• DIRECTIONS: Find the word "with" in the listing; pull out each line holding it.

Rows from a dataset of charts and code
========
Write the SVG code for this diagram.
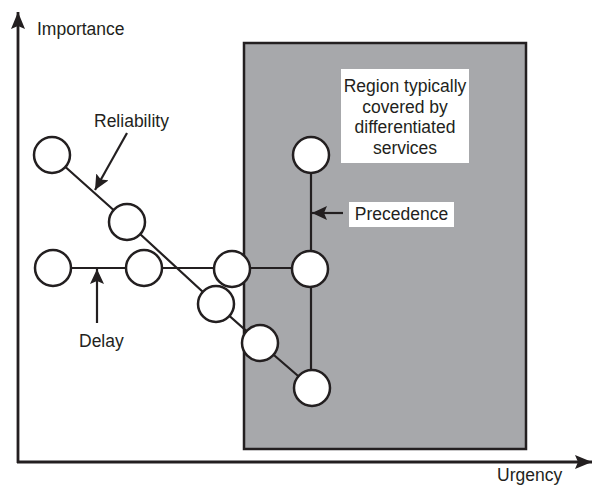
<svg xmlns="http://www.w3.org/2000/svg" width="595" height="487" viewBox="0 0 595 487">
<style>
text { font-family: "Liberation Sans", Arial, sans-serif; font-size: 17.5px; fill: #231f20; }
.node { fill: #ffffff; stroke: #231f20; stroke-width: 2.5; }
.edge { stroke: #231f20; stroke-width: 2.2; fill: none; }
.axis { stroke: #231f20; stroke-width: 2.8; fill: none; }
.ptr { stroke: #231f20; stroke-width: 2.2; fill: none; marker-end: url(#ah); }
</style>
<defs>
<marker id="ah" markerUnits="userSpaceOnUse" markerWidth="16" markerHeight="14" refX="15" refY="7" orient="auto">
<path d="M0,0 L15,7 L0,14 L3,7 Z" fill="#231f20"/>
</marker>
<marker id="axh" markerUnits="userSpaceOnUse" markerWidth="18" markerHeight="14" refX="17" refY="7" orient="auto">
<path d="M0,0 L17,7 L0,14 L3,7 Z" fill="#231f20"/>
</marker>
</defs>
<rect x="0" y="0" width="595" height="487" fill="#ffffff"/>
<g id="region">
<rect x="244" y="43" width="282" height="406" fill="#a7a8ab" stroke="#231f20" stroke-width="2.5"/>
<rect x="341" y="69" width="128" height="94" fill="#ffffff"/>
<text x="405" y="92" text-anchor="middle">Region typically</text>
<text x="405" y="112.5" text-anchor="middle">covered by</text>
<text x="405" y="133" text-anchor="middle">differentiated</text>
<text x="405" y="153.5" text-anchor="middle">services</text>
</g>
<g id="axes">
<path class="axis" d="M18,463 L18,12" marker-end="url(#axh)"/>
<path class="axis" d="M17,462 L592,462" marker-end="url(#axh)"/>
<text x="37" y="35">Importance</text>
<text x="497" y="481">Urgency</text>
</g>
<g id="connectors">
<polyline class="edge" points="52,155 127,222 216,304 260,343 312,388"/>
<line class="edge" x1="53" y1="268" x2="310" y2="268"/>
<line class="edge" x1="311" y1="155" x2="311" y2="388"/>
<line class="ptr" x1="127" y1="133" x2="95" y2="190"/>
<line class="ptr" x1="97" y1="323" x2="97" y2="269"/>
<line class="ptr" x1="343" y1="213" x2="312" y2="213"/>
</g>
<g id="labels">
<text x="94" y="127">Reliability</text>
<text x="79" y="347">Delay</text>
<rect x="349" y="202" width="105" height="25" fill="#ffffff"/>
<text x="401.5" y="220" text-anchor="middle">Precedence</text>
</g>
<g id="n1"><circle class="node" cx="52" cy="155" r="18"/></g>
<g id="n2"><circle class="node" cx="127" cy="222" r="18"/></g>
<g id="n3"><circle class="node" cx="53" cy="268" r="18"/></g>
<g id="n4"><circle class="node" cx="144" cy="268" r="18"/></g>
<g id="n5"><circle class="node" cx="232" cy="269" r="18"/></g>
<g id="n6"><circle class="node" cx="310" cy="269" r="18"/></g>
<g id="n7"><circle class="node" cx="216" cy="304" r="18"/></g>
<g id="n8"><circle class="node" cx="260" cy="343" r="18"/></g>
<g id="n9"><circle class="node" cx="312" cy="388" r="18"/></g>
<g id="n10"><circle class="node" cx="311" cy="155" r="18"/></g>
</svg>
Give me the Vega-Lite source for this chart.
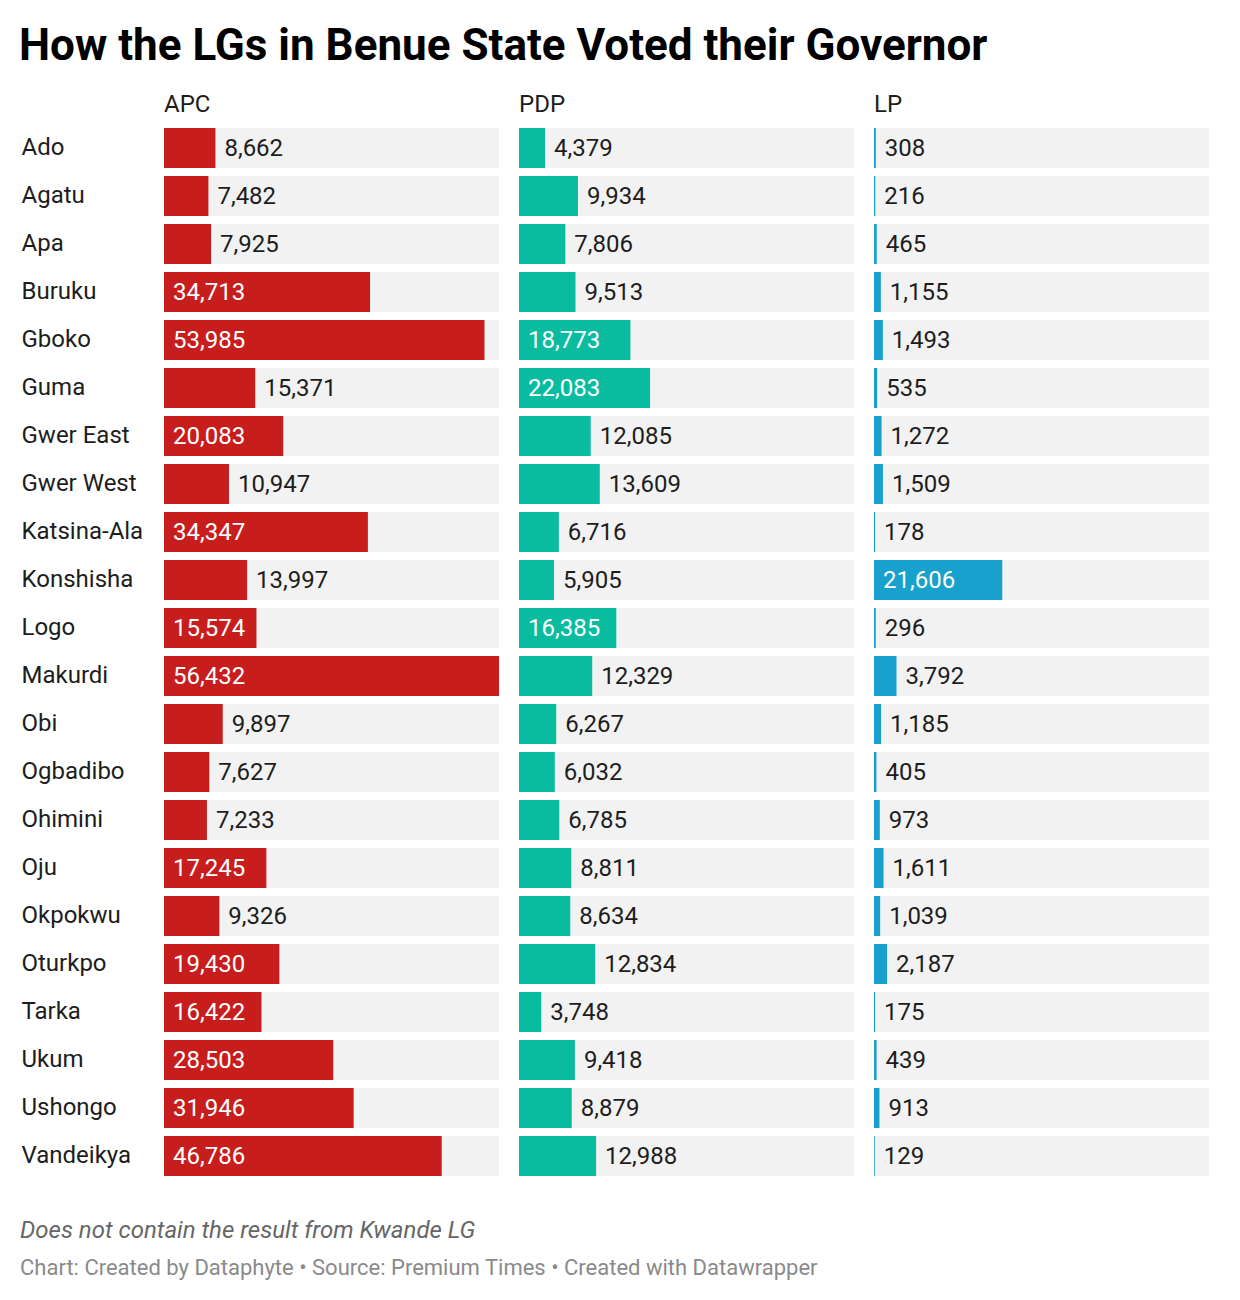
{
  "$schema": "https://vega.github.io/schema/vega-lite/v6.json",
  "background": "white",
  "padding": {"left": 19, "top": 25, "right": 10, "bottom": 10},
  "config": {"font": "Roboto", "view": {"stroke": null}},
  "title": {"text": "How the LGs in Benue State Voted their Governor", "anchor": "start", "frame": "bounds", "fontSize": 44, "fontWeight": 700, "font": "Roboto", "color": "#000000", "offset": 24, "dx": -1},
  "vconcat": [
    {
      "data": {"values": [
        {"lg": "Ado", "party": "APC", "votes": 8662},
        {"lg": "Agatu", "party": "APC", "votes": 7482},
        {"lg": "Apa", "party": "APC", "votes": 7925},
        {"lg": "Buruku", "party": "APC", "votes": 34713},
        {"lg": "Gboko", "party": "APC", "votes": 53985},
        {"lg": "Guma", "party": "APC", "votes": 15371},
        {"lg": "Gwer East", "party": "APC", "votes": 20083},
        {"lg": "Gwer West", "party": "APC", "votes": 10947},
        {"lg": "Katsina-Ala", "party": "APC", "votes": 34347},
        {"lg": "Konshisha", "party": "APC", "votes": 13997},
        {"lg": "Logo", "party": "APC", "votes": 15574},
        {"lg": "Makurdi", "party": "APC", "votes": 56432},
        {"lg": "Obi", "party": "APC", "votes": 9897},
        {"lg": "Ogbadibo", "party": "APC", "votes": 7627},
        {"lg": "Ohimini", "party": "APC", "votes": 7233},
        {"lg": "Oju", "party": "APC", "votes": 17245},
        {"lg": "Okpokwu", "party": "APC", "votes": 9326},
        {"lg": "Oturkpo", "party": "APC", "votes": 19430},
        {"lg": "Tarka", "party": "APC", "votes": 16422},
        {"lg": "Ukum", "party": "APC", "votes": 28503},
        {"lg": "Ushongo", "party": "APC", "votes": 31946},
        {"lg": "Vandeikya", "party": "APC", "votes": 46786},
        {"lg": "Ado", "party": "PDP", "votes": 4379},
        {"lg": "Agatu", "party": "PDP", "votes": 9934},
        {"lg": "Apa", "party": "PDP", "votes": 7806},
        {"lg": "Buruku", "party": "PDP", "votes": 9513},
        {"lg": "Gboko", "party": "PDP", "votes": 18773},
        {"lg": "Guma", "party": "PDP", "votes": 22083},
        {"lg": "Gwer East", "party": "PDP", "votes": 12085},
        {"lg": "Gwer West", "party": "PDP", "votes": 13609},
        {"lg": "Katsina-Ala", "party": "PDP", "votes": 6716},
        {"lg": "Konshisha", "party": "PDP", "votes": 5905},
        {"lg": "Logo", "party": "PDP", "votes": 16385},
        {"lg": "Makurdi", "party": "PDP", "votes": 12329},
        {"lg": "Obi", "party": "PDP", "votes": 6267},
        {"lg": "Ogbadibo", "party": "PDP", "votes": 6032},
        {"lg": "Ohimini", "party": "PDP", "votes": 6785},
        {"lg": "Oju", "party": "PDP", "votes": 8811},
        {"lg": "Okpokwu", "party": "PDP", "votes": 8634},
        {"lg": "Oturkpo", "party": "PDP", "votes": 12834},
        {"lg": "Tarka", "party": "PDP", "votes": 3748},
        {"lg": "Ukum", "party": "PDP", "votes": 9418},
        {"lg": "Ushongo", "party": "PDP", "votes": 8879},
        {"lg": "Vandeikya", "party": "PDP", "votes": 12988},
        {"lg": "Ado", "party": "LP", "votes": 308},
        {"lg": "Agatu", "party": "LP", "votes": 216},
        {"lg": "Apa", "party": "LP", "votes": 465},
        {"lg": "Buruku", "party": "LP", "votes": 1155},
        {"lg": "Gboko", "party": "LP", "votes": 1493},
        {"lg": "Guma", "party": "LP", "votes": 535},
        {"lg": "Gwer East", "party": "LP", "votes": 1272},
        {"lg": "Gwer West", "party": "LP", "votes": 1509},
        {"lg": "Katsina-Ala", "party": "LP", "votes": 178},
        {"lg": "Konshisha", "party": "LP", "votes": 21606},
        {"lg": "Logo", "party": "LP", "votes": 296},
        {"lg": "Makurdi", "party": "LP", "votes": 3792},
        {"lg": "Obi", "party": "LP", "votes": 1185},
        {"lg": "Ogbadibo", "party": "LP", "votes": 405},
        {"lg": "Ohimini", "party": "LP", "votes": 973},
        {"lg": "Oju", "party": "LP", "votes": 1611},
        {"lg": "Okpokwu", "party": "LP", "votes": 1039},
        {"lg": "Oturkpo", "party": "LP", "votes": 2187},
        {"lg": "Tarka", "party": "LP", "votes": 175},
        {"lg": "Ukum", "party": "LP", "votes": 439},
        {"lg": "Ushongo", "party": "LP", "votes": 913},
        {"lg": "Vandeikya", "party": "LP", "votes": 129}
      ]},
      "title": {"text": "Does not contain the result from Kwande LG", "subtitle": "Chart: Created by Dataphyte • Source: Premium Times • Created with Datawrapper", "orient": "bottom", "anchor": "start", "frame": "bounds", "dx": -1, "font": "Roboto", "fontSize": 24, "fontStyle": "italic", "fontWeight": 400, "color": "#666666", "subtitleFont": "Roboto", "subtitleFontSize": 22, "subtitleColor": "#8a8a8a", "subtitlePadding": 15, "offset": 43},
      "facet": {
        "column": {
          "field": "party", "type": "nominal", "sort": ["APC", "PDP", "LP"],
          "header": {"title": null, "labelAnchor": "start", "labelAlign": "left", "labelFont": "Roboto", "labelFontSize": 24, "labelColor": "#1d1d1d", "labelPadding": -8, "labelBaseline": "alphabetic"}
        }
      },
      "spacing": 20,
      "spec": {
        "width": 335,
        "height": {"step": 48},
        "layer": [
          {
            "mark": {"type": "bar", "color": "#f2f2f2"},
            "encoding": {
              "x": {"datum": 56432, "type": "quantitative", "scale": {"domain": [0, 56432], "nice": false, "zero": true}, "axis": null},
              "y": {"field": "lg", "type": "nominal", "sort": null, "scale": {"paddingInner": 0.1667, "paddingOuter": 0},
                "axis": {"title": null, "domain": false, "ticks": false, "tickSize": 0, "labelAlign": "left", "labelPadding": 143, "labelFont": "Roboto", "labelFontSize": 24, "labelColor": "#1d1d1d", "labelLimit": 200}}
            }
          },
          {
            "mark": {"type": "bar"},
            "encoding": {
              "x": {"field": "votes", "type": "quantitative"},
              "y": {"field": "lg", "type": "nominal", "sort": null},
              "color": {"field": "party", "type": "nominal", "scale": {"domain": ["APC", "PDP", "LP"], "range": ["#c71e1d", "#09bc9f", "#18a1cd"]}, "legend": null}
            }
          },
          {
            "transform": [{"filter": "datum.votes >= 15500"}],
            "mark": {"type": "text", "align": "left", "baseline": "middle", "dx": 9, "dy": 1, "fontSize": 24, "font": "Roboto", "color": "#ffffff"},
            "encoding": {
              "x": {"datum": 0, "type": "quantitative"},
              "y": {"field": "lg", "type": "nominal", "sort": null},
              "text": {"field": "votes", "type": "quantitative", "format": ","}
            }
          },
          {
            "transform": [{"filter": "datum.votes < 15500"}],
            "mark": {"type": "text", "align": "left", "baseline": "middle", "dx": 9, "dy": 1, "fontSize": 24, "font": "Roboto", "color": "#1d1d1d"},
            "encoding": {
              "x": {"field": "votes", "type": "quantitative"},
              "y": {"field": "lg", "type": "nominal", "sort": null},
              "text": {"field": "votes", "type": "quantitative", "format": ","}
            }
          }
        ]
      }
    }
  ]
}
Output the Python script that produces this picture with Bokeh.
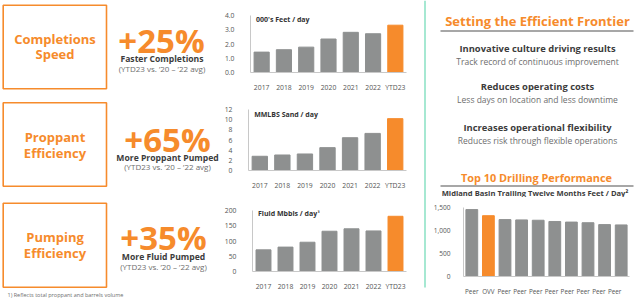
========
• COMPLETED TASK:
      "title": {"text": "Does not contain the result from Kwande LG", "subtitle": "Chart: Created by Dataphyte • Source: Premium Times • Created with Datawrapper", "orient": "bottom", "anchor": "start", "frame": "bounds", "dx": -1, "font": "Roboto", "fontSize": 24, "fontStyle": "italic", "fontWeight": 400, "color": "#666666", "subtitleFont": "Roboto", "subtitleFontSize": 22, "subtitleColor": "#8a8a8a", "subtitlePadding": 15, "offset": 43},
Output the Python script that produces this picture with Bokeh.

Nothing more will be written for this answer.